If you are a Southeast Asian claimant, life is going to get a lot harder this year. So far we’ve seen a backing off of the most aggressive behavior by the Chinese. But it’s also the middle of storm season, so we don’t have hundreds of fishermen getting into it with the Chinese like we will in the spring. I think we are going to see the next escalation triggers sooner rather than later as the math works against us – the sheer number of Chinese vessels willing to try to close off the disputed area to the claimants is going to increase, whether we like it or not.
And on the code of conduct – much has been made of this pledge by Foreign Minster Wang Yi on the sidelines of the ARF that China would agree to a framework code of conduct by mid-2017. But that is a pretty “squishy” commitment. First, I have no idea what a “framework” for a code of conduct means. I don’t think anybody does. Second, we’ve seen no willingness by China to agree to a binding code of conduct – and even if they did, they have no willingness to clarify their claims, so it’s hard to imagine where that even applies. Third, if China’s past behavior is the best indicator of future behavior, then this seems to be nothing more than a delaying tactic. It took a decade to get China to agree to the guidelines for implementation of the DOC, which have still not been implemented, and have really done nothing to stop the escalation. Even if we get a toothless precursor to the COC this year, I don’t think it really changes anything.
Mina: Thank you, Greg. Elina, focusing more on the bilateral aspect of the U.S. relationship with Southeast Asian states, and how the U.S. is trying to promote the rule of law in this complicated dispute, how significant are the changes we saw in 2016 in terms of the U.S. relationship with Vietnam? And with the Philippines? How are other states – such as Malaysia, Singapore, Indonesia – trying to respond to the increasing U.S.-China tension in the region?
Elina Noor: I think the short answer to your last question is, is with difficulty. But I think context is very important to keep in mind here. When considering Southeast Asian states and the sometimes puzzling behavior of their respective leaders, we often tend to superimpose a geopolitical, major power rivalry – in this case the U.S. and China – to understand some of their complex behavior, and we often fail to see things from the national perspective.
The Philippines for example – I think there was this perception that the Philippines was casting aside the U.S. as its long-term ally, and moving close towards China in particular towards the end of last year. But if you look at developments more closely, you see that President Duterte was only trying, and is still only trying, to do is what many other Southeast countries have been doing for a very long time – which is trying to balance the major powers in the region. We’re all very small countries here, with maybe the exception of Indonesia.
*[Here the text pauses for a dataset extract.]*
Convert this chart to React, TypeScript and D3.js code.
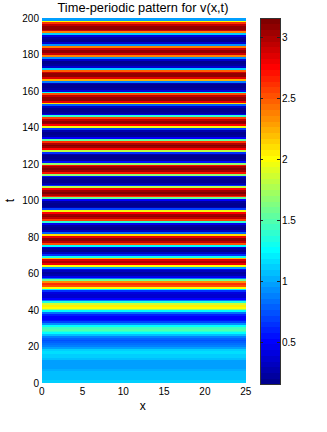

And under President Aquino, the Philippines was seen as completely being in the U.S. orbit, while President Duterte, in my view, is just trying to “rebalance” that relationship, so to speak, and trying to bring it back closer to the center, to reposition the Philippines among all these different and influential powers in the region while also trying to extract maximum benefits for the Philippines itself.
For Vietnam, definitely the lifting of the arms embargo as conditional as it was, was still very significant. We know the bitter history between the U.S. and Vietnam. But, again, to cast this in light of this big U.S.-China rivalry is only one aspect of the consideration.
Similarly, there has been a lot talk of Malaysia turning towards China because of all these deals. These are mostly economic deals and investment-based. But there was also the defense deal that was done during Prime Minister Najib’s official visit to Beijing in late October/early November 2016. The fact that Najib himself called it a “landmark deal” lent even more flavor to the idea that it was about Malaysia aligning itself more closely with China. But when you look more closely at the details, you will see that the China-Malaysia defense relationship is still very nascent and underwhelming, especially considering that China and Malaysia had signed a defense MOU back in 2005. It hasn’t really developed over the years, and it’s only been in recent times, during the last two to three years, that it culminated in a tabletop exercise and a command exercise, and from now on, on an annual basis, we will see joint exercises of friendship and cooperation. But this is really just a confidence building exercise that both the Chinese and Malaysian military is embarking on, really just trying to assess the comfort level between the two militaries. On the other hand, consider the fact that Malaysia has a long, established, solid defense relationship with the U.S., in particular, but also with other countries in the region – like Australia, Singapore, and New Zealand.
If we view things more holistically and drill down to the details, you will see that the U.S. relationship with Southeast Asian states is still very significant, but I caution anyone against trying to understand national developments in the Philippines, Vietnam, Malaysia, Singapore, and Indonesia as mainly a U.S.-China-and-“pick your Southeast Asian country” trilateral relationship. It’s more about the national interest of each of the Southeast Asian states and how they position themselves between the major powers of the U.S. and China or try to optimize their national interest in the midst of all this rivalry.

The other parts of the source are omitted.